BI Diretas Hacker, Data Tabungan dan Valuta Asing Jadi Incaran?
Sebanyak 487,09 MB data milik Bank Indonesia (BI) jadi korban peretasan geng ransomware bernama Conti, pada Kamis (20/1/2022).
Penulis: Namira Yunia Lestanti
Editor: Muhammad Zulfikar
Laporan Wartawan Tribunnews, Namira Yunia Lestanti
TRIBUNNEWS.COM, JAKARTA – Sebanyak 487,09 MB data milik Bank Indonesia (BI) jadi korban peretasan geng ransomware bernama Conti, pada Kamis (20/1/2022).
Kabar tersebut diunggah pada akun Twitter @darktracer_int yang merupakan platform intelijen bernama Dark Tracer.
Dalam unggahannya,terlihat tampilan file yang dinamai corp.bi.go.id. Lengkap dengan keterangan total data yang bocor tersebut sebanyak 838 file sebesar 487,09 MB.
Baca juga: 7 Jurus BSI Untuk Dongkrak Akselerasi Perbankan Syariah
Folder tersebut memuat berbagai jenis data, mulai dari posisi tabungan masyarakat dalam bentuk rupiah, valuta asing (valas) bank umum, hingga bon.
Conti merupakan jaringan penjahat siber yang menggunkan ransomware atau perangkas pemeras dengan tujuan meminta tebusan finansial dari para korban dengan melakukan penahanan pada aset atau data yang bersifat pribadi.
Menanggapi informasi tersebut, kepala Departemen Komunikasi BI Erwin Haryono membenarkan bahwa BI terkena cyberattack pada bulan lalu. Sayangnya, Erwin tidak merinci sistem BI mana yang berhasil dijebol para hacker.
“Bank Indonesia menyadari adanya upaya peretasan berupa ransomware pada bulan lalu,” jelas Erwin dalam konferensi pers virtual.
Pihaknya menjelaskan data-data yang direntas merupakan bagian dari Statistik Ekonomi dan Keuangan Indonesia yang tersedia di website BI, sehingga bisa bebas diakses oleh publik.
Baca juga: Data Bank Indonesia Diduga Bocor, Diretas Geng Conti Ransomware?

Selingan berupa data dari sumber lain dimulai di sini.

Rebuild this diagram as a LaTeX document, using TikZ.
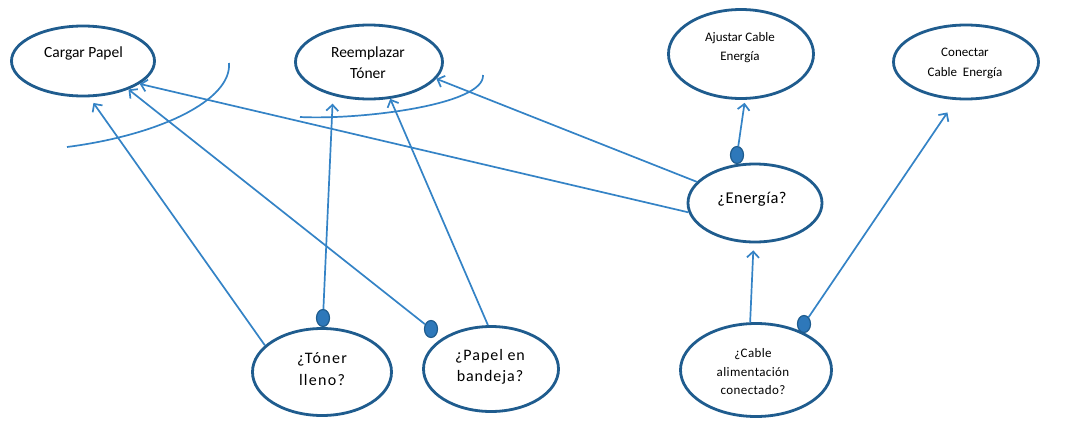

Erwin Haryono selaku perwakilan Bank Indonesia mengimbau agar masyarakat tak perlu panik akan kejadian tersebut. Sejauh ini Bank Indonesia telah melakukan pemulihan, audit dan mitigasi agar serangan serupa tidak terulang lagi.
Pihaknya juga tengah menyusun kebijakan standar untuk mitigasi gangguan IT dan ketahanan siber yang lebih ketat. Serta mengembangkan teknologi dan infrastruktur keamanan siber yang lebih kuat bahkan hingga ke level data karyawan guna mengantisipasi terjadinya insiden serupa.